Courtesy of National Coalition for the Homeless

According to a report released Monday by the National Coalition for the Homeless, 21 cities have passed measures aimed at restricting the people who feed the homeless since January 2013. In that same time, similar legislation was introduced in more than 10 cities. Combined, these measures represent a 47 percent increase in the number of cities that have passed or introduced legislation to restrict food sharing since the coalition last counted in 2010.

The latest city to crack down is Fort Lauderdale, Fla. According to the Sun Sentinel, the city’s commissioners passed a measure early Wednesday that will require feeding sites to be more than 500 feet away from each other, with only one allowed per city block. They’ll also have to be at least 500 feet from residential properties.

Michael Stoops, director of community organizing for the coalition and the editor of the report, says that as cities have felt more pressure to prioritize economic development and tourism, they’ve decided that food sharing programs — especially those that happen in public spaces and draw dozens, if not hundreds of people — are problematic.

“We consider measures like the one in Fort Lauderdale to be criminalizing being homeless or helping the homeless,” says Stoops.

Cities like Fort Lauderdale aren’t throwing people in jail for feeding the homeless or being homeless. But often, they’re creating more ways to impose fines.

And yet, Stoops argues that the measures will ultimately be ineffective in addressing the real problem: homelessness itself.

“Cities’ hope is that restricting sharing of food will somehow make [the] homeless disappear and go away,” Stoops tells The Salt. “But I can promise you that even if these ordinances are adopted, it’s not going to get rid of homelessness.”

Millions Struggle To Get Enough To Eat Despite Jobs Returning

The measures that restrict food distribution tend to take one of two forms: new rules on the use of public property and new food-safety regulations. Salt Lake City, for example, now requires that anyone preparing and serving food to the homeless get a food handler’s permit.

In some cities, like Charlotte, N.C., it’s not the local government that pressures the food groups to relocate or limit their programs — it’s community groups practicing “not in my backyard” politics, or NIMBYism, according to the coalition’s report. (The coalition notes that its report focuses on cities it has been able to track, but that many more cities may have anti-homeless-feeding legislation that the coalition may not be aware of.)

Robert Marbut, a consultant based in San Antonio, helps cities and counties deal with the problem of homelessness. He says he falls somewhere in the middle in this debate. While he’s opposed to criminalization, he thinks “street feeding” programs that distribute food in parks and under bridges can do more harm than good.

“Street feeding is one of the worst things to do, because it keeps people in homeless status,” he says. “I think it’s very unproductive, very enabling, and it keeps people out of recovery programs.”

Instead, he thinks food sharing programs should only be located near what he calls the “core areas of recovery”: mental health, substance abuse and job readiness services. Otherwise, he says, homeless people may spend more time pursuing food than the services that will help them get back on their feet.

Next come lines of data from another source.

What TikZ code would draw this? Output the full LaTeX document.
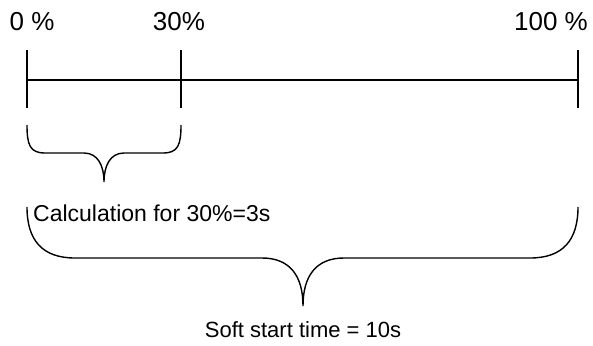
\documentclass[tikz,border=0pt]{standalone}
\usepackage{fontspec}
\setmainfont{Liberation Sans}
\begin{document}
\begin{tikzpicture}[x=1pt,y=-1pt,
  lbl/.style={inner sep=0pt,font=\fontsize{23}{26}\selectfont},
  toplbl/.style={inner sep=0pt,font=\fontsize{26}{29}\selectfont},
  tick/.style={line width=1.8pt},
  axis/.style={line width=1.4pt},
  brace/.style={line width=1.4pt}]
\useasboundingbox (0,0) rectangle (593,345);
% labels
\node[toplbl] (p0) at (32,22) {0 \%};
\node[toplbl] (p30) at (179,22) {30\%};
\node[toplbl] (p100) at (551,22) {100 \%};
% ticks
\coordinate (t0a) at (27,50);  \coordinate (t0b) at (27,108);
\coordinate (t30a) at (181,50); \coordinate (t30b) at (181,108);
\coordinate (t100a) at (578,50); \coordinate (t100b) at (578,108);
\coordinate (m0) at (27,80); \coordinate (m100) at (578,80);
\draw[tick] (t0a) -- (t0b);
\draw[tick] (t30a) -- (t30b);
\draw[tick] (t100a) -- (t100b);
\draw[axis] (m0) -- (m100);
% small brace
\coordinate (sb0) at (27,125); \coordinate (sb1) at (181,125); \coordinate (sbt) at (104,182);
\draw[brace] (sb0) .. controls (27,145) and (30,153) .. (45,153) -- (84,153)
  .. controls (98,153) and (104,166) .. (sbt)
  .. controls (104,166) and (110,153) .. (124,153) -- (163,153)
  .. controls (178,153) and (181,145) .. (sb1);
% big brace
\coordinate (bb0) at (27,207); \coordinate (bb1) at (578,207); \coordinate (bbt) at (303,306);
\draw[brace] (bb0) .. controls (27,240) and (42,258) .. (75,258) -- (262,258)
  .. controls (290,258) and (303,276) .. (bbt)
  .. controls (303,276) and (316,258) .. (344,258) -- (530,258)
  .. controls (563,258) and (578,240) .. (bb1);
% texts
\node[lbl,anchor=west] (calc) at (33,213) {Calculation for 30\%=3s};
\node[lbl,font=\fontsize{22}{25}\selectfont] (soft) at (303,330) {Soft start time = 10s};
\end{tikzpicture}
\end{document}
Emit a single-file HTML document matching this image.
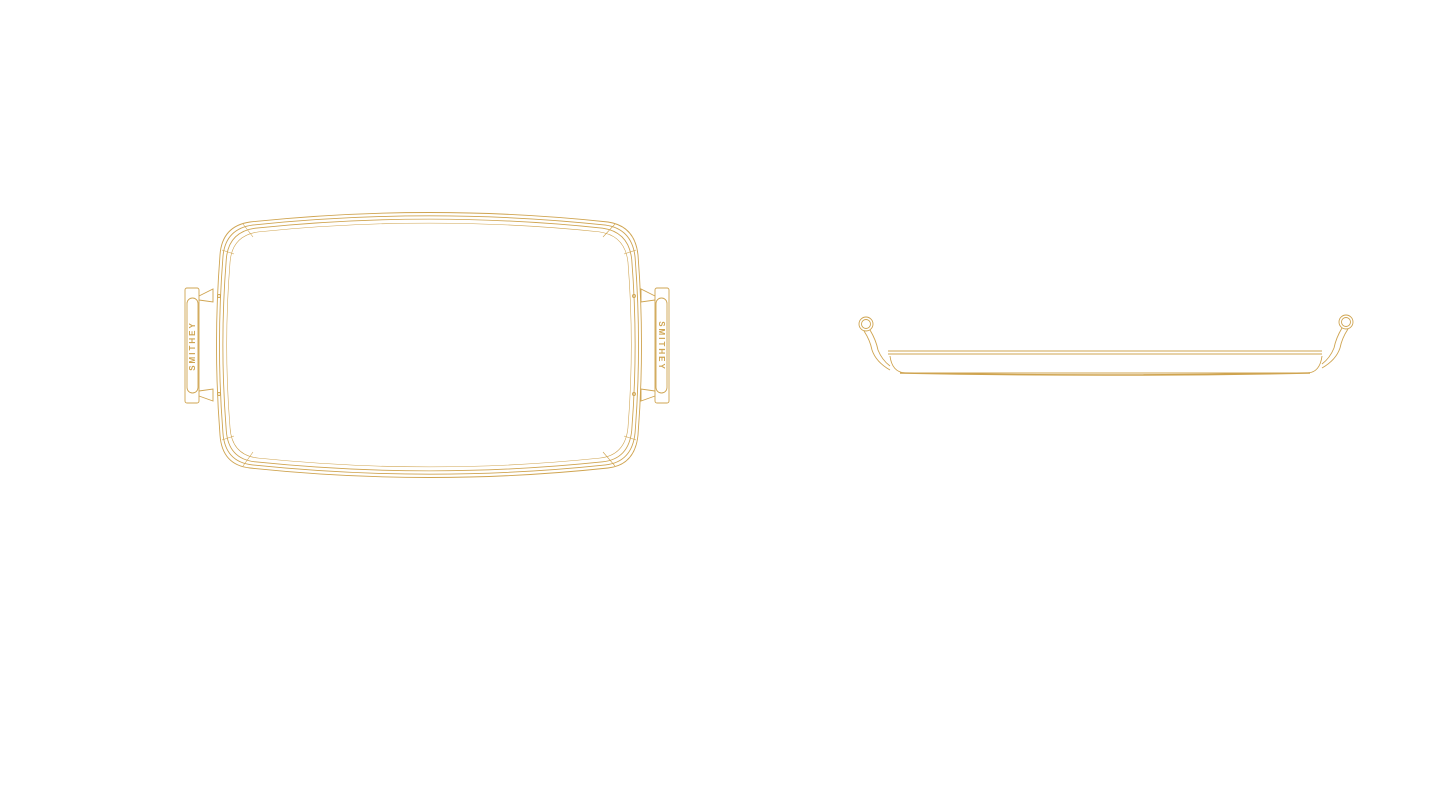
<!DOCTYPE html>
<html><head><style>body{margin:0;background:#fff}svg{display:block}</style></head><body>
<svg width="1440" height="805" viewBox="0 0 1440 805" xmlns="http://www.w3.org/2000/svg">
<defs>
<path id="tray" d="M250,222 Q430,203 608,222 Q635,226 638,255 Q645,345 638,435 Q635,465 608,468 Q430,487 250,468 Q222,465 220,435 Q213,345 220,255 Q222,226 250,222 Z"/>
</defs>
<g fill="none" stroke="#cfa450" stroke-width="0.9">
<use href="#tray"/>
<use href="#tray" transform="translate(429,345) scale(0.986,0.975) translate(-429,-345)"/>
<use href="#tray" transform="translate(429,345) scale(0.97,0.95) translate(-429,-345)"/>
<use href="#tray" transform="translate(429,345) scale(0.952,0.92) translate(-429,-345)" stroke-width="0.6"/>
<path d="M243,224 L253,237 M615,224 L603,237 M243,466 L253,452 M615,466 L603,452 M222,250 L234,254 M636,250 L624,254 M222,440 L234,436 M636,440 L624,436" stroke-width="0.6"/>
<rect x="185" y="288" width="14" height="115" rx="2"/>
<rect x="187" y="298" width="11" height="95" rx="5.5"/>
<path d="M199,296 L213,289 L213,302 L199,300 M199,391 L213,389 L213,401 L199,396"/>
<circle cx="219" cy="296" r="1.5"/><circle cx="219" cy="394" r="1.5"/>
<rect x="655" y="288" width="14" height="115" rx="2"/>
<rect x="656" y="298" width="11" height="95" rx="5.5"/>
<path d="M655,296 L641,289 L641,302 L655,300 M655,391 L641,389 L641,401 L655,396"/>
<circle cx="634" cy="296" r="1.5"/><circle cx="634" cy="394" r="1.5"/>
<path d="M888,351 L1322,351 M888,354 L1322,354"/>
<path d="M890,356 Q892,372 905,373 L1308,373 Q1320,372 1322,356"/>
<path d="M900,373 Q1105,377 1310,373" stroke-width="1.6"/>
<circle cx="866" cy="324" r="7"/><circle cx="866" cy="324" r="4.5"/>
<path d="M870,330 Q876,340 878,350 Q882,360 890,366 M864,331 Q870,340 872,350 Q876,362 890,370"/>
<circle cx="1346" cy="322" r="7"/><circle cx="1346" cy="322" r="4.5"/>
<path d="M1342,328 Q1336,338 1334,348 Q1330,358 1322,364 M1348,329 Q1342,338 1340,348 Q1336,360 1322,368"/>
</g>
<g fill="#cfa450" font-family="Liberation Sans, sans-serif" font-size="8" font-weight="bold" letter-spacing="2">
<text transform="translate(195,346) rotate(-90)" text-anchor="middle">SMITHEY</text>
<text transform="translate(659,346) rotate(90)" text-anchor="middle">SMITHEY</text>
</g>
</svg>
</body></html>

Stoops says that he agrees there should be options for the homeless to eat meals indoors — with heat and air conditioning at shelters, churches and other sites. But he points out that those programs can’t meet the full scope of needs.

“Not everyone wants to go to a shelter or a meal program. In the best of all worlds, the homeless agencies get out of the office and go with ministry programs to bring services to where people are,” he says.